start
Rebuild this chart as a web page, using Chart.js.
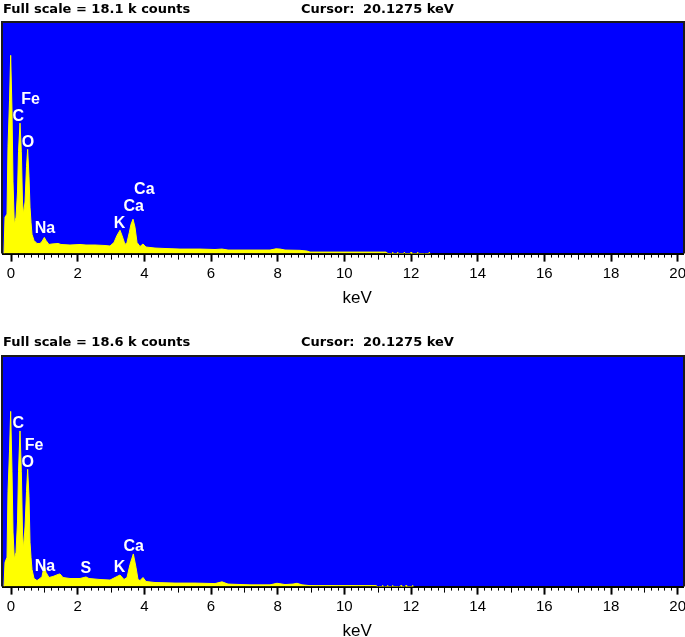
<!DOCTYPE html>
<html>
<head>
<meta charset="utf-8">
<script src="https://cdn.jsdelivr.net/npm/chart.js@4.4.1/dist/chart.umd.min.js"></script>
<style>
  html, body { margin: 0; padding: 0; background: #fff; overflow: hidden; }
  body { width: 685px; height: 637px; position: relative; }
  .hdr { position: absolute; font: bold 13px "DejaVu Sans"; line-height: 16px; color: #000; white-space: pre; z-index: 2; }
  canvas { position: absolute; left: 0; }
</style>
</head>
<body>
<div class="hdr" id="fs1" style="left:3px;top:1px"></div>
<div class="hdr" style="left:301px;top:1px">Cursor:</div>
<div class="hdr" id="cur1" style="left:363px;top:1px"></div>
<div class="hdr" id="fs2" style="left:3px;top:334px"></div>
<div class="hdr" style="left:301px;top:334px">Cursor:</div>
<div class="hdr" id="cur2" style="left:363px;top:334px"></div>
<canvas id="c1" width="692" height="310" style="top:0"></canvas>
<canvas id="c2" width="692" height="310" style="top:334px"></canvas>
<script>
// full scale of each spectrum (k counts) and cursor position (keV)
const fullScale = [18.1, 18.6]
const cursorKeV = 20.1275

// x axis range, labels every 2 keV
const axisMin = -0.24
const axisMax = 20.16

// spectrum 1 (top) - energy keV / counts
const topEnergy = [-0.21, -0.18, -0.12, -0.09, -0.045, -0.01, 0.03, 0.06, 0.10, 0.15, 0.195, 0.225, 0.27, 0.31, 0.345, 0.375, 0.42, 0.465, 0.50, 0.54, 0.57, 0.60, 0.63, 0.69, 0.78, 0.87, 0.93, 1.00, 1.05, 1.14, 1.23, 1.41, 1.50, 1.77, 2.07, 2.25, 2.52, 2.82, 2.97, 3.09, 3.18, 3.27, 3.33, 3.42, 3.48, 3.55, 3.60, 3.66, 3.72, 3.78, 3.87, 3.96, 4.05, 4.32, 4.62, 5.07, 5.67, 6.12, 6.33, 6.51, 7.17, 7.77, 7.95, 8.07, 8.22, 8.67, 8.88, 8.97, 10.17, 11.25, 11.31, 11.43, 11.45, 11.47, 11.58, 11.6, 11.62, 11.78, 11.8, 11.82, 11.98, 12.0, 12.02, 12.18, 12.2, 12.22, 12.53, 12.55, 12.57]
const topCounts = [0, 2860, 3100, 8420, 11990, 15560, 11200, 5640, 2300, 2860, 4840, 8020, 10240, 8020, 4050, 3100, 4050, 6830, 8180, 6030, 3650, 2460, 1510, 1030, 795, 795, 950, 1270, 1030, 715, 755, 795, 715, 675, 715, 675, 675, 635, 595, 875, 1430, 1830, 1430, 715, 875, 1670, 2300, 2700, 2065, 875, 555, 755, 515, 435, 400, 355, 355, 320, 355, 280, 280, 280, 375, 355, 280, 255, 200, 120, 120, 120, 0, 0, 110, 0, 0, 110, 0, 0, 110, 0, 0, 110, 0, 0, 110, 0, 0, 110, 0]

// spectrum 2 (bottom)
const botEnergy = [-0.21, -0.18, -0.12, -0.09, -0.045, -0.01, 0.03, 0.06, 0.10, 0.15, 0.195, 0.225, 0.27, 0.31, 0.345, 0.375, 0.42, 0.465, 0.50, 0.54, 0.57, 0.60, 0.63, 0.69, 0.78, 0.87, 0.93, 1.00, 1.05, 1.14, 1.26, 1.41, 1.47, 1.56, 1.77, 2.07, 2.25, 2.34, 2.67, 2.97, 3.12, 3.27, 3.39, 3.48, 3.57, 3.67, 3.75, 3.81, 3.87, 3.96, 4.05, 4.32, 4.92, 5.52, 6.12, 6.33, 6.51, 7.17, 7.77, 7.98, 8.22, 8.46, 8.58, 8.73, 8.97, 10.95, 11.0, 11.13, 11.15, 11.17, 11.28, 11.3, 11.32, 11.43, 11.45, 11.47, 11.68, 11.7, 11.72, 11.83, 11.85, 11.87, 12.03, 12.05, 12.07]
const botCounts = [0, 1965, 2375, 7700, 10975, 14190, 9340, 4420, 2235, 2785, 5240, 9340, 12610, 9340, 4420, 3030, 4830, 7700, 9500, 7290, 3600, 2375, 1390, 655, 490, 655, 820, 1720, 1150, 735, 820, 985, 1025, 735, 655, 655, 780, 655, 575, 530, 735, 940, 575, 735, 1800, 2645, 1555, 575, 490, 735, 410, 330, 285, 285, 245, 385, 205, 140, 140, 270, 165, 205, 270, 140, 80, 80, 0, 0, 100, 0, 0, 100, 0, 0, 100, 0, 0, 100, 0, 0, 100, 0, 0, 100, 0]

// element labels: text, energy, counts
const topLabels = ['Fe', 'C', 'O', 'Na', 'K', 'Ca', 'Ca']
const topLabelE = [0.585, 0.22, 0.51, 1.02, 3.255, 3.68, 4.0]
const topLabelC = [12100, 10720, 8730, 1945, 2380, 3690, 5025]

const botLabels = ['C', 'Fe', 'O', 'Na', 'S', 'K', 'Ca']
const botLabelE = [0.22, 0.695, 0.5, 1.02, 2.245, 3.255, 3.68]
const botLabelC = [13190, 11450, 10070, 1640, 1470, 1560, 3280]

document.getElementById('fs1').textContent = `Full scale = ${fullScale[0]} k counts`
document.getElementById('fs2').textContent = `Full scale = ${fullScale[1]} k counts`
document.getElementById('cur1').textContent = `${cursorKeV} keV`
document.getElementById('cur2').textContent = `${cursorKeV} keV`

// blue plot background, frame, minor ticks and peak labels
const spectrumDeco = {
  id: 'spectrumDeco',
  beforeDraw(chart) {
    const { ctx, chartArea: a } = chart
    ctx.save()
    ctx.fillStyle = '#0000ff'
    ctx.fillRect(a.left, a.top, a.width, a.height)
    ctx.restore()
  },
  afterDatasetsDraw(chart, args, opts) {
    const { ctx, scales: { x, y } } = chart
    ctx.save()
    ctx.fillStyle = '#ffffff'
    ctx.font = 'bold 16px "Liberation Sans"'
    ctx.textAlign = 'center'
    ctx.textBaseline = 'middle'
    opts.text.forEach((t, i) => {
      ctx.fillText(t, x.getPixelForValue(opts.energy[i]), y.getPixelForValue(opts.counts[i]))
    })
    ctx.restore()
  },
  afterDraw(chart) {
    const { ctx, chartArea: a, scales: { x } } = chart
    ctx.save()
    ctx.strokeStyle = '#000'
    for (let i = 1; i < 100; i++) {
      if (i % 10 === 0) continue
      const px = Math.round(x.getPixelForValue(i * 0.2)) + 0.5
      const len = i % 5 === 0 ? 6 : 4
      ctx.lineWidth = 1
      ctx.beginPath()
      ctx.moveTo(px, a.bottom)
      ctx.lineTo(px, a.bottom + len)
      ctx.stroke()
    }
    // frame around plot
    ctx.strokeStyle = '#1a1a1a'
    ctx.lineWidth = 2
    ctx.beginPath()
    ctx.moveTo(a.left - 1, a.bottom)
    ctx.lineTo(a.left - 1, a.top - 1)
    ctx.lineTo(a.right + 1, a.top - 1)
    ctx.lineTo(a.right + 1, a.bottom)
    ctx.stroke()
    ctx.restore()
  }
}

function makePanel(id, energy, counts, fsK, labels, labelE, labelC, padBottom) {
  const points = energy.map((e, i) => ({ x: e, y: counts[i] }))
  return new Chart(document.getElementById(id), {
    type: 'line',
    data: {
      datasets: [{
        data: points,
        borderColor: '#ffff00',
        backgroundColor: '#ffff00',
        borderWidth: 1,
        fill: 'origin',
        pointRadius: 0,
        tension: 0
      }]
    },
    options: {
      responsive: false,
      animation: false,
      events: [],
      layout: { padding: { left: 3, right: 9, top: 23, bottom: padBottom } },
      plugins: {
        legend: { display: false },
        tooltip: { enabled: false },
        spectrumDeco: { text: labels, energy: labelE, counts: labelC }
      },
      scales: {
        x: {
          type: 'linear',
          min: axisMin,
          max: axisMax,
          ticks: {
            stepSize: 2,
            includeBounds: false,
            autoSkip: false,
            maxRotation: 0,
            padding: 3,
            color: '#000',
            font: { family: 'Liberation Sans', size: 15 }
          },
          grid: { drawOnChartArea: false, tickLength: 8, tickWidth: 2, tickColor: '#000' },
          border: { display: true, color: '#000', width: 2 },
          title: {
            display: true,
            text: '      keV',
            color: '#000',
            font: { family: 'Liberation Sans', size: 17 },
            padding: { top: 3, bottom: 0 }
          }
        },
        y: { display: false, min: 0, max: fsK * 1000 }
      }
    },
    plugins: [spectrumDeco]
  })
}

makePanel('c1', topEnergy, topCounts, fullScale[0], topLabels, topLabelE, topLabelC, 1)
makePanel('c2', botEnergy, botCounts, fullScale[1], botLabels, botLabelE, botLabelC, 2)
</script>
</body>
</html>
end
Exactly reproduce the run of lines from the start of the listing through the line with "const axisMax = 20.16", inclusive; pictures are not copied.

**CORRECT RESPONSE:**
Rebuild this chart as a web page, using Chart.js.
<!DOCTYPE html>
<html>
<head>
<meta charset="utf-8">
<script src="https://cdn.jsdelivr.net/npm/chart.js@4.4.1/dist/chart.umd.min.js"></script>
<style>
  html, body { margin: 0; padding: 0; background: #fff; overflow: hidden; }
  body { width: 685px; height: 637px; position: relative; }
  .hdr { position: absolute; font: bold 13px "DejaVu Sans"; line-height: 16px; color: #000; white-space: pre; z-index: 2; }
  canvas { position: absolute; left: 0; }
</style>
</head>
<body>
<div class="hdr" id="fs1" style="left:3px;top:1px"></div>
<div class="hdr" style="left:301px;top:1px">Cursor:</div>
<div class="hdr" id="cur1" style="left:363px;top:1px"></div>
<div class="hdr" id="fs2" style="left:3px;top:334px"></div>
<div class="hdr" style="left:301px;top:334px">Cursor:</div>
<div class="hdr" id="cur2" style="left:363px;top:334px"></div>
<canvas id="c1" width="692" height="310" style="top:0"></canvas>
<canvas id="c2" width="692" height="310" style="top:334px"></canvas>
<script>
// full scale of each spectrum (k counts) and cursor position (keV)
const fullScale = [18.1, 18.6]
const cursorKeV = 20.1275

// x axis range, labels every 2 keV
const axisMin = -0.24
const axisMax = 20.16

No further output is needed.